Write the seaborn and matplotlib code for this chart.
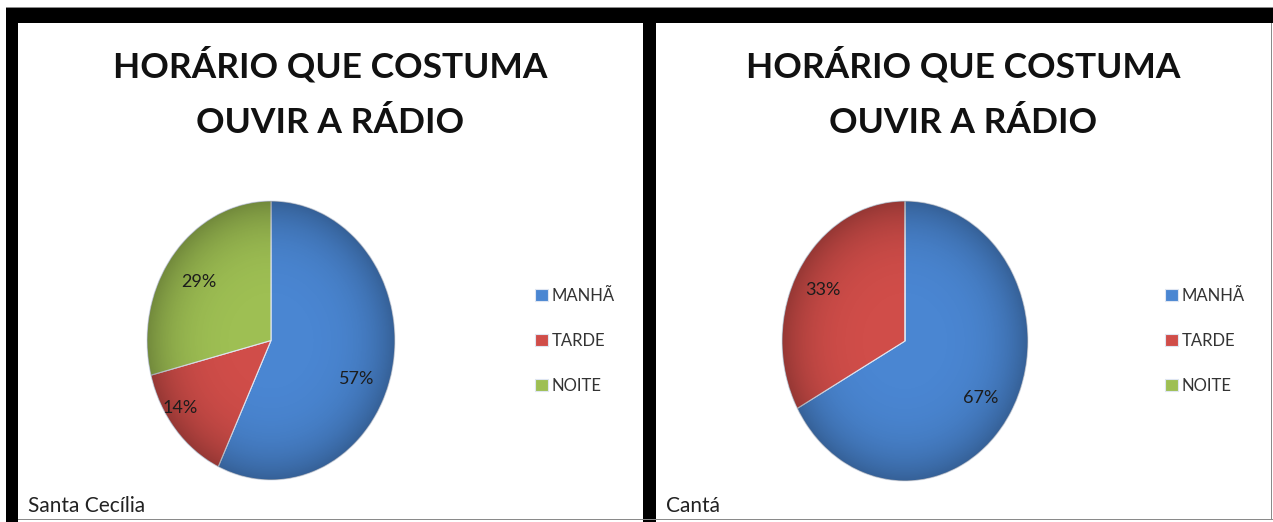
import numpy as np
import pandas as pd
import seaborn as sns
import matplotlib.pyplot as plt
from matplotlib.patches import Rectangle, Circle

# ---- data ----
categories = ["MANHÃ", "TARDE", "NOITE"]
santa_cecilia = [57, 14, 29]
canta = [67, 33, 0]
title_lines = ["HORÁRIO QUE COSTUMA", "OUVIR A RÁDIO"]
panel_names = ["Santa Cecília", "Cantá"]

sns.set_theme(style="white")
plt.rcParams["font.family"] = ["Lato", "DejaVu Sans"]

W, H = 1273, 522
fig = plt.figure(figsize=(W / 100, H / 100), dpi=100)
fig.patch.set_facecolor("white")


def box(x0, y0, x1, y1):
    return [x0 / W, 1 - y1 / H, (x1 - x0) / W, (y1 - y0) / H]


def rect(x0, y0, x1, y1, color):
    fig.add_artist(Rectangle((x0 / W, 1 - y1 / H), (x1 - x0) / W, (y1 - y0) / H,
                             transform=fig.transFigure, facecolor=color,
                             edgecolor="none", zorder=10))


colors = sns.color_palette(["#4A86D2", "#D04D49", "#9EBF53"])

# radial shading used for the 3D-like look
_g = np.linspace(-1, 1, 300)
_X, _Y = np.meshgrid(_g, _g)
_R = np.sqrt(_X ** 2 + _Y ** 2)
_shade = np.zeros((300, 300, 4))
_shade[..., 3] = np.clip(0.28 * _R ** 4, 0, 0.28)


def draw(values, pie_box, radii, nudges, legend_x, title_cx, name_x, name):
    ax = fig.add_axes(box(*pie_box))
    wedges, _texts, autotexts = ax.pie(
        values, colors=colors, startangle=90, counterclock=False,
        autopct=lambda p: f"{p:.0f}%" if p > 0.5 else "",
        pctdistance=0.74,
        wedgeprops=dict(edgecolor="#dfe6f2", linewidth=0.8),
        textprops=dict(fontsize=13, color="#1c1c1c"))
    ax.set_aspect("auto")
    ax.set_xlim(-1, 1)
    ax.set_ylim(-1, 1)
    ax.axis("off")
    im = ax.imshow(_shade, extent=(-1, 1, -1, 1), origin="lower", zorder=1.5,
                   interpolation="bilinear", aspect="auto")
    clip = Circle((0, 0), 1.0, transform=ax.transData)
    im.set_clip_path(clip)
    for t in autotexts:
        t.set_zorder(3)
    for w, t, r, d in zip(wedges, autotexts, radii, nudges):
        mid = np.deg2rad((w.theta1 + w.theta2) / 2 + d)
        t.set_position((r * np.cos(mid), r * np.sin(mid)))
    fig.legend(wedges, categories, loc="center left",
               bbox_to_anchor=(legend_x / W, 1 - 341 / H), frameon=False,
               handlelength=0.75, handleheight=0.75, handletextpad=0.25,
               labelspacing=1.75, fontsize=12, labelcolor="#333333",
               borderaxespad=0, borderpad=0)
    fig.text(title_cx / W, 1 - 78 / H, title_lines[0], ha="center", va="baseline",
             fontsize=25.5, fontweight="bold", color="#111111")
    fig.text(title_cx / W, 1 - 133 / H, title_lines[1], ha="center", va="baseline",
             fontsize=25.5, fontweight="bold", color="#111111")
    fig.text(name_x / W, 1 - 512 / H, name, ha="left", va="baseline",
             fontsize=15, color="#222222")


draw(santa_cecilia, (147, 201, 395, 480), [0.74, 0.88, 0.72], [-9, -6, 2],
     535, 330, 28, panel_names[0])
draw(canta, (782, 201, 1028, 481), [0.735, 0.76, 0.7], [-3, 2, 0],
     1165, 963, 666, panel_names[1])

# frame
rect(6, 8, W, 23, "black")
rect(6, 8, 18, H, "black")
rect(643, 8, 656, H, "black")
rect(18, 518.5, W, 520, "#8a8a8a")
rect(1270.5, 23, 1272, 520, "#8a8a8a")
rect(6, 7, W, 8, "#8a8a8a")

fig.savefig("out.png", dpi=100)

=====

◆ Task directions
The lines from the top of the data above through the one holding "from matplotlib.patches import" are to be repeated exactly, and only those, with no pictures.

◆ Solution
Write the seaborn and matplotlib code for this chart.
import numpy as np
import pandas as pd
import seaborn as sns
import matplotlib.pyplot as plt
from matplotlib.patches import Rectangle, Circle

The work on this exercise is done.